Australia, NZ dlrs veer dangerously close to 2021 lows

By Wayne Cole

SYDNEY, June 18 (Reuters) - The Australian and New Zealand dollars were perilously close to their 2021 lows on Friday as the risk of pre-emptive rate hikes from the Federal Reserve threatened the global reflation trade and boosted their U.S. counterpart.

The Aussie was hanging on grimly at $0.7558 AUD=D3 , having slid 0.8% overnight. That brought losses for the week to a stinging 1.9% and left it sitting right on the 200-day moving average at $0.7553.

Bears were now eyeing the April low of $0.7532, where a break could unleash a move back to at least $0.7415.

Likewise, the kiwi backtracked to $0.7011 NZD=D3 and further away from the week's top at $0.7159. It has shed 1.6% for the week so far in its worst performance since mid-March.

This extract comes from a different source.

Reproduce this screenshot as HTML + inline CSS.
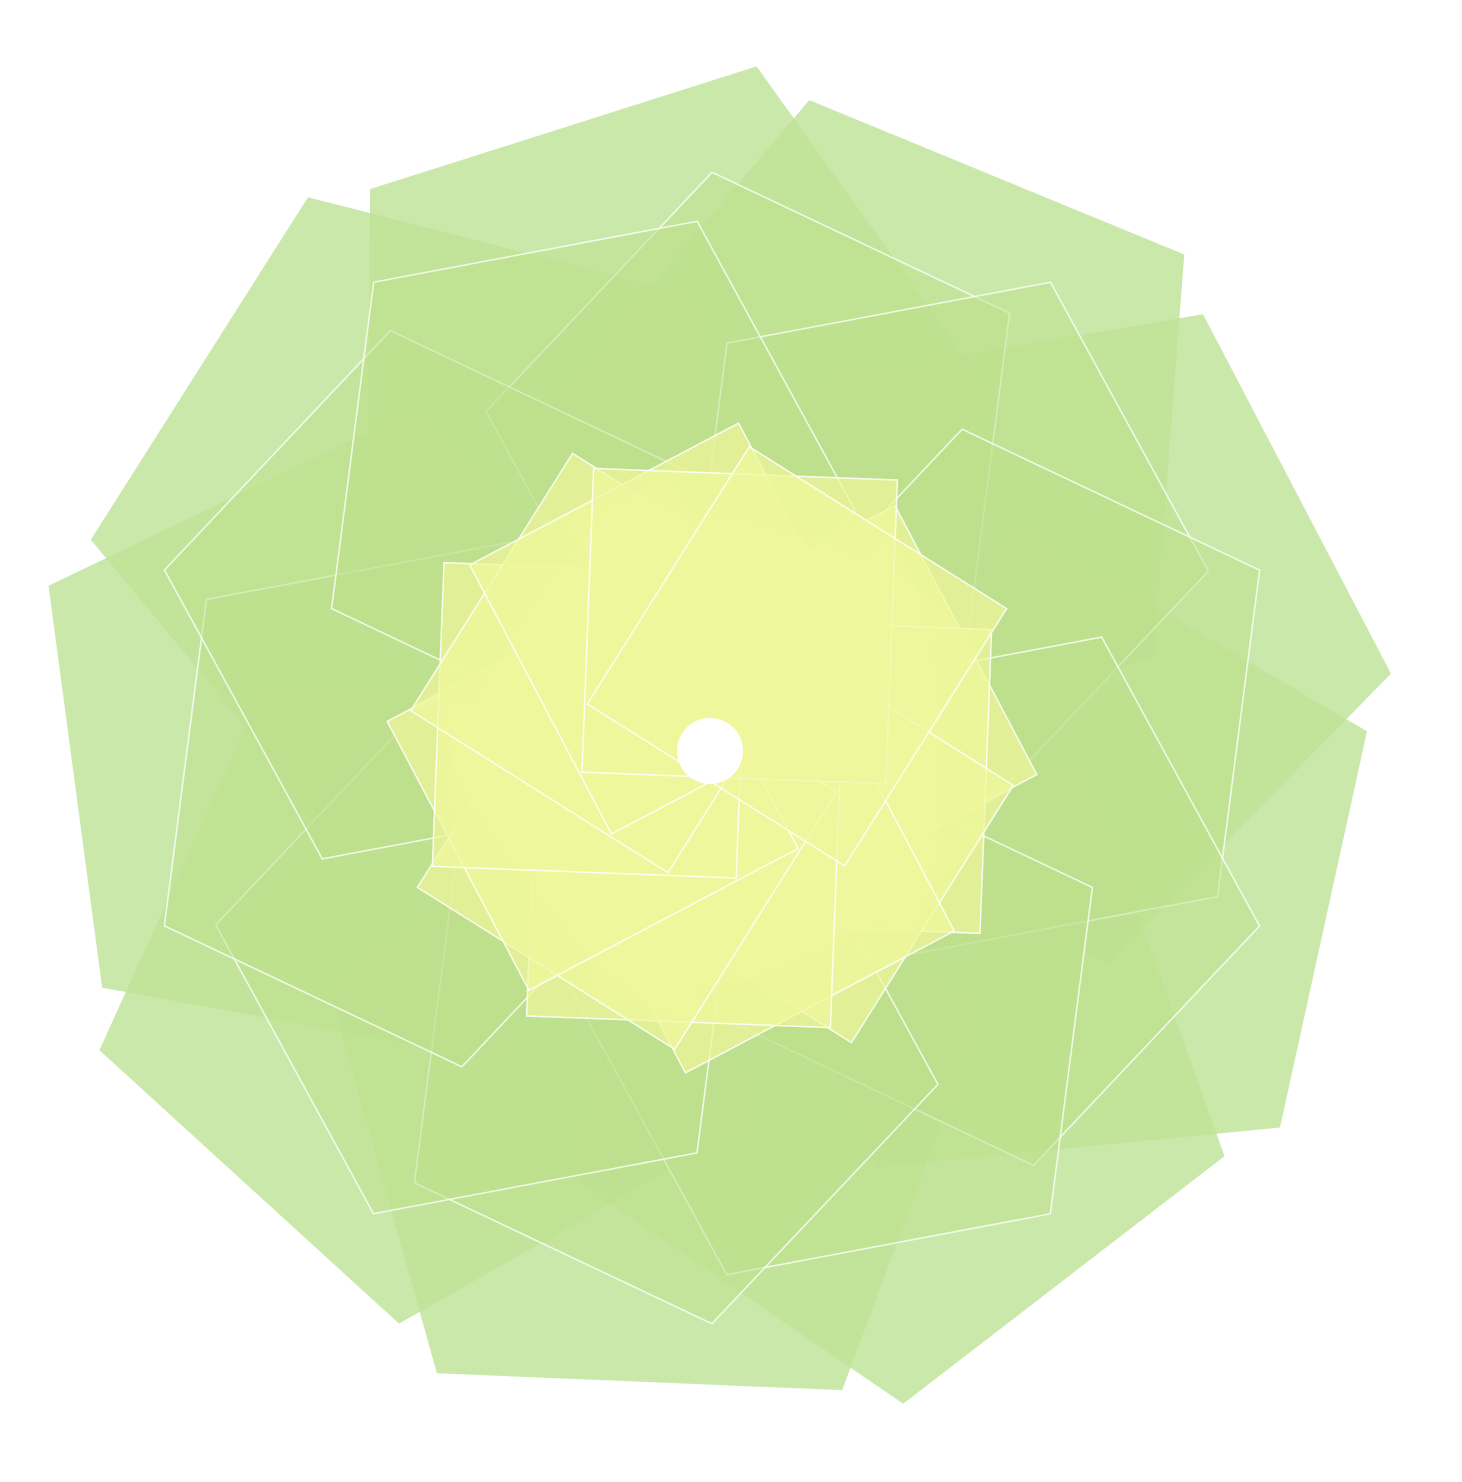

The retreat breached the 200-day moving average at $0.7040 and risks a test of the year trough at $0.6945. A break there would be very bearish, opening the way to lows from late last year around $0.6500.

This setback has been a major disappointment to analysts at local banks who have been doggedly bullish on both currencies because of the strength of global commodity prices.

In the past, the Aussie and kiwi have tended to track their countries' terms of trade, which are very high at the moment, but the correlation seems to have broken down.

Even eye-popping reports on Australian jobs and New Zealand GDP out on Thursday could not stop the rot.

"We remain of the view that the A$ is super cheap to fair value with iron ore and coal markets up overnight – met coal made fresh 2-year highs – and employment data super strong," said Richard Franulovich, head of FX strategy at Westpac.

"Our assumption has been that the 200-dma at $0.7550 would hold," he added. "So a deeper correction through that level means that our stop at $0.7525 would be hit even if the A$ is very cheap to fundamentals."

The kiwi has one advantage in that the Reserve Bank of New Zealand (RBNZ) recently shifted to projecting rate hikes as early as the third quarter of next year.

The Reserve Bank of Australia (RBA), however, has stuck to a very dovish script with a first hike still not seen until 2024.

The market increasingly suspects the bank will have to move sooner given the strength of the economy, and a hike is being priced in for late 2022.

November interbank futures 0#YIB: have tumbled 10 basis points to 99.740, implying a cash rate of 0.26% compared to the current 0.1%.